* [OBJECTIVE] Copy every line that holds "React".

* [STORED DATA]

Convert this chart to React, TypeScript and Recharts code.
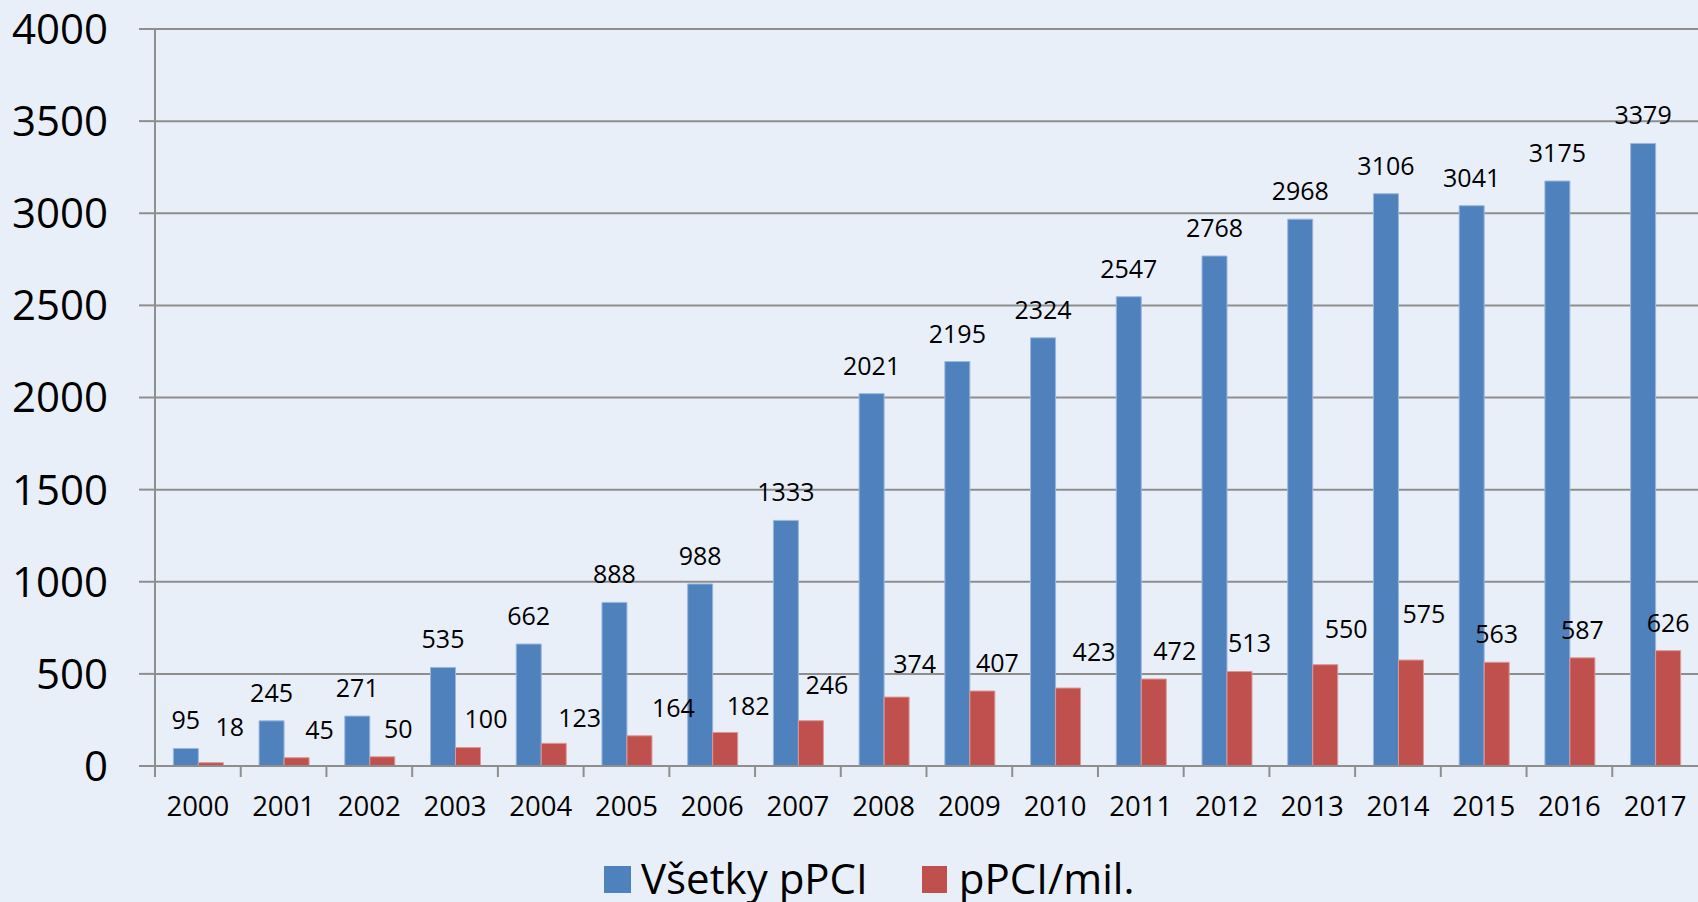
import React from "react";
import { BarChart, Bar, XAxis, YAxis, CartesianGrid, LabelList, Legend } from "recharts";

const years = ["2000","2001","2002","2003","2004","2005","2006","2007","2008","2009","2010","2011","2012","2013","2014","2015","2016","2017"];
const allPPCI = [95,245,271,535,662,888,988,1333,2021,2195,2324,2547,2768,2968,3106,3041,3175,3379];
const ppciPerMil = [18,45,50,100,123,164,182,246,374,407,423,472,513,550,575,563,587,626];
const yTicks = [0,500,1000,1500,2000,2500,3000,3500,4000];
const seriesNames = ["Všetky pPCI", "pPCI/mil."];

// label nudges (as placed by hand in the original), pixels [dx, dy]
const redLabelNudge: [number, number][] = [
  [19,-8],[23,0],[16,0],[18,-1],[26,3],[34,0],[23,2],[16,-8],[18,-5],
  [15,0],[26,-8],[21,0],[10,0],[21,-8],[13,-18],[0,0],[0,0],[0,0],
];

const data = years.map((y, i) => ({ year: y, a: allPPCI[i], b: ppciPerMil[i], idx: i }));

const W = 1698;
const H = 902;
const PLOT_LEFT = 155;
const PLOT_RIGHT = 0;
const BAND = (W - PLOT_LEFT - PLOT_RIGHT) / years.length;
const FONT = "'Open Sans', 'Noto Sans', sans-serif";
const BLUE = "#4F81BD";
const RED = "#C0504D";
const GRID = "#8E8E8E";
const BG = "#E9EFF8";

const XTick = (props: any) => {
  const { x, y, payload } = props;
  return (
    <g>
      <line x1={x - BAND / 2} x2={x - BAND / 2} y1={y} y2={y + 11} stroke={GRID} strokeWidth={2} />
      <text x={x} y={y + 50} textAnchor="middle" fontFamily={FONT} fontSize={27.5} fill="#000">
        {payload.value}
      </text>
    </g>
  );
};

const makeLabel = (nudges: [number, number][] | null) => (props: any) => {
  const { x, y, width, value, index } = props;
  const [dx, dy] = nudges ? nudges[index] : [0, 0];
  return (
    <text
      x={x + width / 2 + dx}
      y={y - 28 + dy}
      dy="0.36em"
      textAnchor="middle"
      fontFamily={FONT}
      fontSize={25}
      fill="#000"
    >
      {value}
    </text>
  );
};

const LegendContent = () => (
  <div
    style={{
      width: W,
      height: 60,
      boxSizing: "border-box",
      paddingTop: 11,
      paddingLeft: 604,
      display: "flex",
      alignItems: "center",
      fontFamily: FONT,
      fontSize: 42,
      color: "#000",
      lineHeight: 1,
    }}
  >
    <span style={{ display: "inline-block", width: 27, height: 27, background: BLUE, marginRight: 10, marginTop: 4 }} />
    <span style={{ marginRight: 54 }}>{seriesNames[0]}</span>
    <span style={{ display: "inline-block", width: 25, height: 27, background: RED, marginRight: 12, marginTop: 4 }} />
    <span>{seriesNames[1]}</span>
  </div>
);

export default function App() {
  return (
    <div style={{ position: "fixed", left: 0, top: 0, width: W, height: H, background: BG, overflow: "hidden" }}>
      <BarChart
        width={W}
        height={H}
        data={data}
        margin={{ top: 29, right: PLOT_RIGHT, bottom: 0, left: 0 }}
        barCategoryGap="21.4%"
        barGap={0}
      >
        <CartesianGrid horizontal vertical={false} stroke={GRID} strokeWidth={2} />
        <XAxis
          dataKey="year"
          height={76}
          interval={0}
          tickLine={false}
          tickSize={0}
          tickMargin={0}
          axisLine={{ stroke: GRID, strokeWidth: 2 }}
          tick={<XTick />}
        />
        <YAxis
          width={PLOT_LEFT}
          domain={[0, 4000]}
          ticks={yTicks}
          interval={0}
          tickSize={16}
          tickMargin={31}
          tickLine={{ stroke: GRID, strokeWidth: 2 }}
          axisLine={{ stroke: GRID, strokeWidth: 2 }}
          tick={{ fontFamily: FONT, fontSize: 42, fill: "#000" }}
        />
        <Legend verticalAlign="bottom" align="left" height={60} wrapperStyle={{ left: 0, width: W }} content={<LegendContent />} />
        <Bar dataKey="a" name={seriesNames[0]} fill={BLUE} stroke="#9CB7DC" strokeWidth={1} isAnimationActive={false}>
          <LabelList dataKey="a" content={makeLabel(null)} />
        </Bar>
        <Bar dataKey="b" name={seriesNames[1]} fill={RED} stroke="#DA9896" strokeWidth={1} isAnimationActive={false}>
          <LabelList dataKey="b" content={makeLabel(redLabelNudge)} />
        </Bar>
      </BarChart>
    </div>
  );
}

* [FINAL ANSWER]
Convert this chart to React, TypeScript and Recharts code.
import React from "react";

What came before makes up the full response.